Abstract

Abstract “Never has fate been secreted in so unlikely a receptacle as Korea appeared to be in 1943 in Cairo, or in 1945 at the Japanese surrender,” Dean Acheson said in 1954. Viewing even that as “an understatement,” he expressed wonder “that so much of the fate of the rest of the world was going to arise out of this place.”1 At the end of the war against Japan, U.S. and Soviet armies moved into Korea, the former below and the latter above the 38th parallel, an abstract line that would critically intersect with Acheson’s career. The first Korean War, which began with North Korean tanks rolling over the parallel, caused basic changes in U.S. cold war policies. In the second Korean War, U.S. forces threw back the invaders and headed north, above the 38th parallel.

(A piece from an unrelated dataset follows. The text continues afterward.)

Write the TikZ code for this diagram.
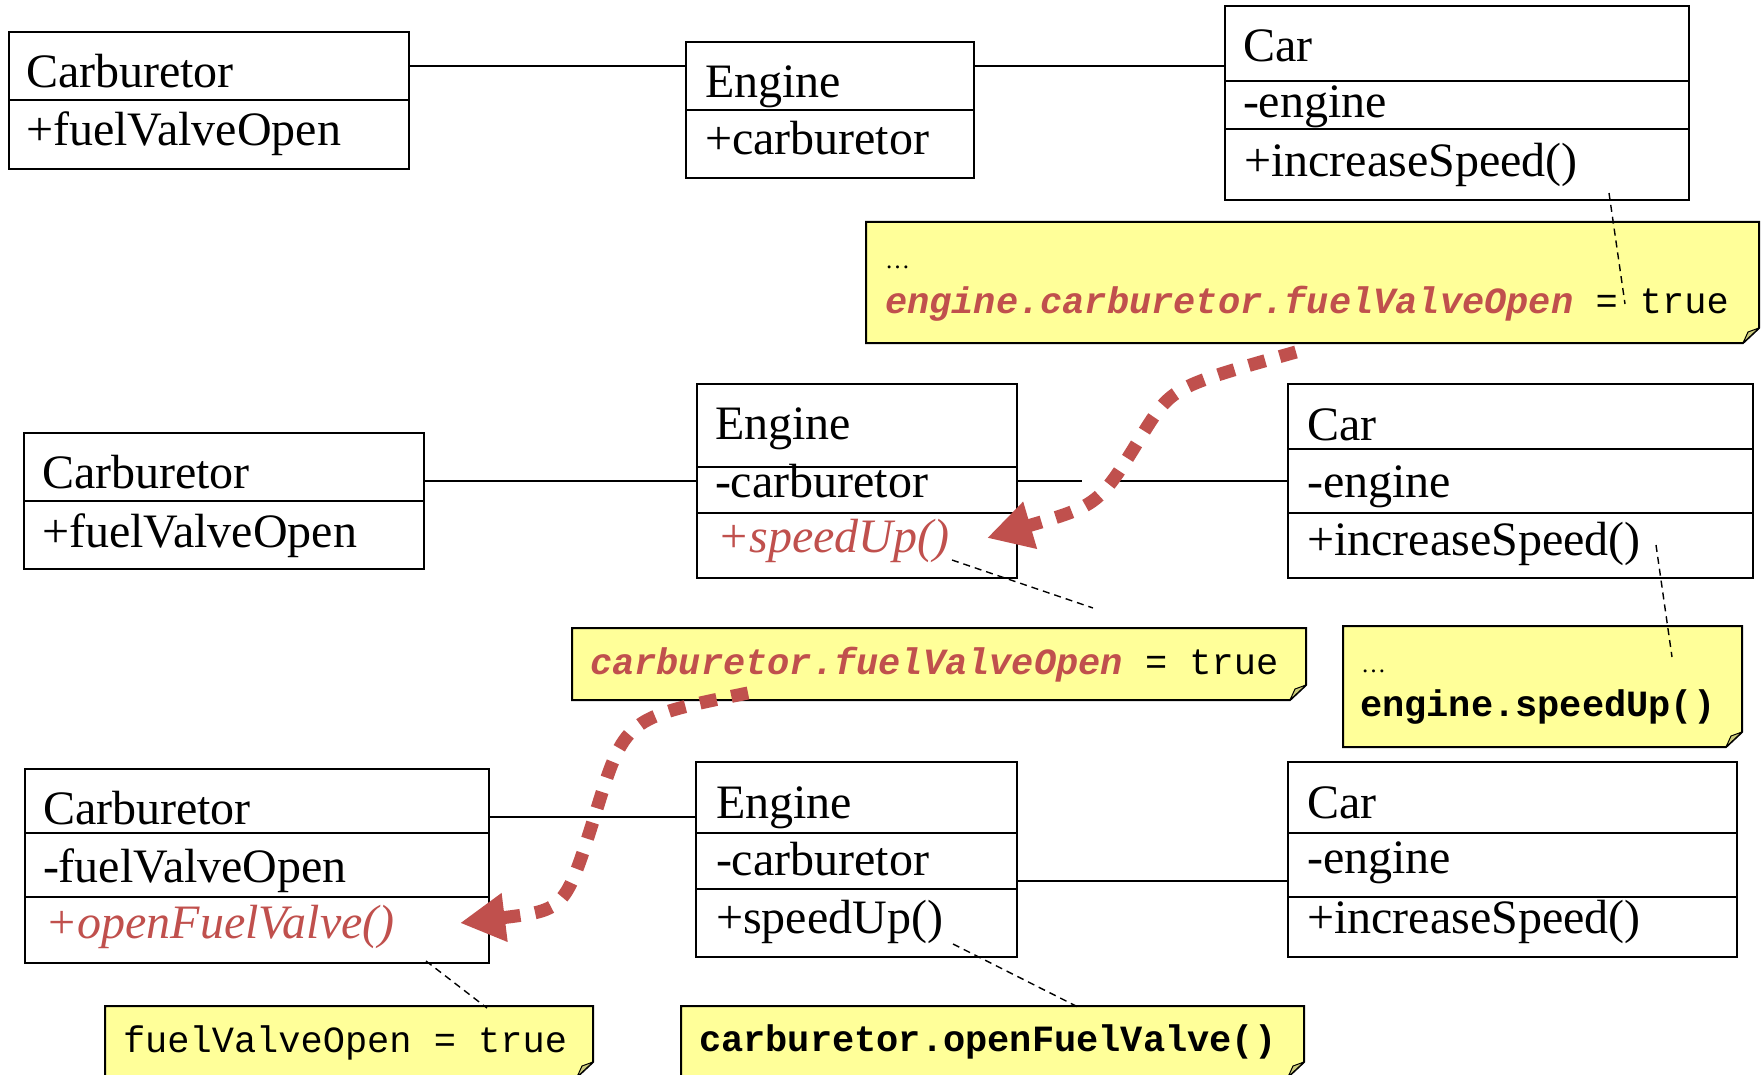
\documentclass[tikz,border=0pt]{standalone}
\usepackage{fontspec}
\setmainfont{Liberation Serif}
\setmonofont{Liberation Mono}
\usetikzlibrary{arrows.meta}
\definecolor{noteyellow}{RGB}{255,255,153}
\definecolor{notefold}{RGB}{204,204,122}
\definecolor{callred}{RGB}{192,80,77}
\newcommand\drawnote[1]{%
  \draw[noteshape] (#1.north west) -- (#1.north east) -- ([yshift=15pt]#1.south east)
     -- ([xshift=-16pt]#1.south east) -- (#1.south west) -- cycle;
  \draw[notefoldstyle] ([yshift=15pt]#1.south east) -- ([xshift=-16pt]#1.south east)
     -- ([xshift=-11pt,yshift=11pt]#1.south east) -- cycle;}
\begin{document}
\begin{tikzpicture}[x=1pt,y=-1pt,
  comp/.style={rectangle,draw=black,line width=2.2pt,fill=white,anchor=north west,inner sep=0pt,outer sep=0pt},
  umltext/.style={anchor=base west,inner sep=0pt,outer sep=0pt,font=\fontsize{48pt}{48pt}\selectfont},
  umlred/.style={umltext,text=callred,font=\fontsize{48pt}{48pt}\selectfont\itshape},
  codetext/.style={anchor=base west,inner sep=0pt,outer sep=0pt,font=\fontsize{37pt}{37pt}\selectfont\ttfamily},
  codebold/.style={codetext,font=\fontsize{37pt}{37pt}\selectfont\ttfamily\bfseries},
  ellip/.style={anchor=base west,inner sep=0pt,outer sep=0pt,font=\fontsize{25pt}{25pt}\selectfont},
  assoc/.style={draw=black,line width=2pt},
  notelink/.style={draw=black,line width=1.4pt,dash pattern=on 7pt off 5pt},
  notebody/.style={rectangle,anchor=north west,inner sep=0pt,outer sep=0pt},
  noteshape/.style={fill=noteyellow,draw=black,line width=2pt,line join=miter},
  notefoldstyle/.style={fill=notefold,draw=black,line width=1pt,line join=round},
  callarrow/.style={draw=callred,line width=13pt,dash pattern=on 17pt off 15pt,
    -{Triangle[length=45pt,width=46pt]}}
]
\fill[white] (0,0) rectangle (1764,1075);
\useasboundingbox (0,0) rectangle (1764,1075);

% ---------- row 1 ----------
\node[comp,minimum width=400pt,minimum height=68pt] (c1n) at (9,32) {};
\node[comp,minimum width=400pt,minimum height=69pt] (c1a) at (c1n.south west) {};
\node[comp,minimum width=288pt,minimum height=68pt] (e1n) at (686,42) {};
\node[comp,minimum width=288pt,minimum height=68pt] (e1a) at (e1n.south west) {};
\node[comp,minimum width=464pt,minimum height=75pt] (k1n) at (1225,6) {};
\node[comp,minimum width=464pt,minimum height=48pt] (k1a) at (k1n.south west) {};
\node[comp,minimum width=464pt,minimum height=71pt] (k1m) at (k1a.south west) {};

\node[umltext] (c1nt) at (26,88) {Carburetor};
\node[umltext] (c1at) at (26,146) {+fuelValveOpen};
\node[umltext] (e1nt) at (705,98) {Engine};
\node[umltext] (e1at) at (705,155) {+carburetor};
\node[umltext] (k1nt) at (1243,62) {Car};
\node[umltext] (k1at) at (1243,118) {-engine};
\node[umltext] (k1mt) at (1244,177) {+increaseSpeed()};

\draw[assoc] (c1n.east) -- (c1n.east -| e1n.west);
\draw[assoc] (e1n.east |- c1n.east) -- (k1n.west |- c1n.east);

% ---------- row 2 ----------
\node[comp,minimum width=400pt,minimum height=68pt] (c2n) at (24,433) {};
\node[comp,minimum width=400pt,minimum height=68pt] (c2a) at (c2n.south west) {};
\node[comp,minimum width=320pt,minimum height=83pt] (e2n) at (697,384) {};
\node[comp,minimum width=320pt,minimum height=46pt] (e2a) at (e2n.south west) {};
\node[comp,minimum width=320pt,minimum height=65pt] (e2m) at (e2a.south west) {};
\node[comp,minimum width=465pt,minimum height=65pt] (k2n) at (1288,384) {};
\node[comp,minimum width=465pt,minimum height=64pt] (k2a) at (k2n.south west) {};
\node[comp,minimum width=465pt,minimum height=65pt] (k2m) at (k2a.south west) {};

\node[umltext] (c2nt) at (42,488) {Carburetor};
\node[umltext] (c2at) at (42,547) {+fuelValveOpen};
\node[umltext] (e2nt) at (715,439) {Engine};
\node[umltext] (e2at) at (715,497) {-carburetor};
\node[umlred]  (e2mt) at (717,552) {+speedUp()};
\node[umltext] (k2nt) at (1307,440) {Car};
\node[umltext] (k2at) at (1307,497) {-engine};
\node[umltext] (k2mt) at (1307,555) {+increaseSpeed()};

\coordinate (r2) at (0,481);
\coordinate (g2a) at (1082,481);
\coordinate (g2b) at (1115,481);
\draw[assoc] (c2n.east |- r2) -- (e2a.west |- r2);
\draw[assoc] (e2a.east |- r2) -- (g2a);
\draw[assoc] (g2b) -- (k2a.west |- r2);

% ---------- row 3 ----------
\node[comp,minimum width=464pt,minimum height=64pt] (c3n) at (25,769) {};
\node[comp,minimum width=464pt,minimum height=64pt] (c3a) at (c3n.south west) {};
\node[comp,minimum width=464pt,minimum height=66pt] (c3m) at (c3a.south west) {};
\node[comp,minimum width=321pt,minimum height=71pt] (e3n) at (696,762) {};
\node[comp,minimum width=321pt,minimum height=56pt] (e3a) at (e3n.south west) {};
\node[comp,minimum width=321pt,minimum height=68pt] (e3m) at (e3a.south west) {};
\node[comp,minimum width=449pt,minimum height=71pt] (k3n) at (1288,762) {};
\node[comp,minimum width=449pt,minimum height=64pt] (k3a) at (k3n.south west) {};
\node[comp,minimum width=449pt,minimum height=60pt] (k3m) at (k3a.south west) {};

\node[umltext] (c3nt) at (43,824) {Carburetor};
\node[umltext] (c3at) at (43,882) {-fuelValveOpen};
\node[umlred]  (c3mt) at (45,938) {+openFuelValve()};
\node[umltext] (e3nt) at (716,818) {Engine};
\node[umltext] (e3at) at (716,875) {-carburetor};
\node[umltext] (e3mt) at (716,933) {+speedUp()};
\node[umltext] (k3nt) at (1307,818) {Car};
\node[umltext] (k3at) at (1307,873) {-engine};
\node[umltext] (k3mt) at (1307,933) {+increaseSpeed()};

\coordinate (r3a) at (0,817);
\coordinate (r3b) at (0,881);
\draw[assoc] (c3n.east |- r3a) -- (e3n.west |- r3a);
\draw[assoc] (e3a.east |- r3b) -- (k3a.west |- r3b);

% ---------- notes ----------
\node[notebody,minimum width=893pt,minimum height=121pt] (n1) at (866,222) {};
\node[notebody,minimum width=734pt,minimum height=72pt] (n2) at (572,628) {};
\node[notebody,minimum width=399pt,minimum height=121pt] (n3) at (1343,626) {};
\node[notebody,minimum width=488pt,minimum height=71pt] (n4) at (105,1006) {};
\node[notebody,minimum width=623pt,minimum height=71pt] (n5) at (681,1006) {};
\drawnote{n1}
\drawnote{n2}
\drawnote{n3}
\drawnote{n4}
\drawnote{n5}

\node[ellip] (n1d) at (885,269) {…};
\node[codetext] (n1t) at (885,313) {{\color{callred}\bfseries\itshape engine.carburetor.fuelValveOpen} = true};
\node[codetext] (n2t) at (590,674) {{\color{callred}\bfseries\itshape carburetor.fuelValveOpen} = true};
\node[ellip] (n3d) at (1361,672) {…};
\node[codebold] (n3t) at (1360,716) {engine.speedUp()};
\node[codetext] (n4t) at (123,1052) {fuelValveOpen = true};
\node[codebold] (n5t) at (699,1051) {carburetor.openFuelValve()};

% ---------- note links ----------
\coordinate (d1s) at (1609,193); \coordinate (d1e) at (1625,304);
\coordinate (d2s) at (952,560);  \coordinate (d2e) at (1093,608);
\coordinate (d3s) at (1656,545); \coordinate (d3e) at (1672,657);
\coordinate (d4s) at (426,961);  \coordinate (d4e) at (487,1008);
\coordinate (d5s) at (953,944);  \coordinate (d5e) at (1080,1008);
\draw[notelink] (d1s) -- (d1e);
\draw[notelink] (d2s) -- (d2e);
\draw[notelink] (d3s) -- (d3e);
\draw[notelink] (d4s) -- (d4e);
\draw[notelink] (d5s) -- (d5e);

% ---------- call arrows ----------
\coordinate (a1s) at (1296,352);
\coordinate (a1m) at (1142,435);
\coordinate (a1e) at (987,538);
\draw[callarrow] (a1s) .. controls (1172,387) .. (a1m) .. controls (1099,505) .. (a1e);
\coordinate (a2s) at (748,693);
\coordinate (a2m) at (595,815);
\coordinate (a2e) at (460,923);
\draw[callarrow] (a2s) .. controls (625,718) .. (a2m) .. controls (565,910) .. (a2e);
\end{tikzpicture}
\end{document}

The third, which started with Chinese forces smashing the U.S. army and marines above the parallel, plunged the administration into crisis, stirred noxious new effusions of McCarthyism, and put Acheson’s leadership powers to the test. For a year, he labored to prevent the crisis from derailing larger strategic goals. He also seized the occasion to establish new situations of strength by arming NATO and converting NSC-68’s prescriptions to realities. Setbacks lay ahead, but, within the administration, no one seriously contested his foreign policy supremacy after June 1950.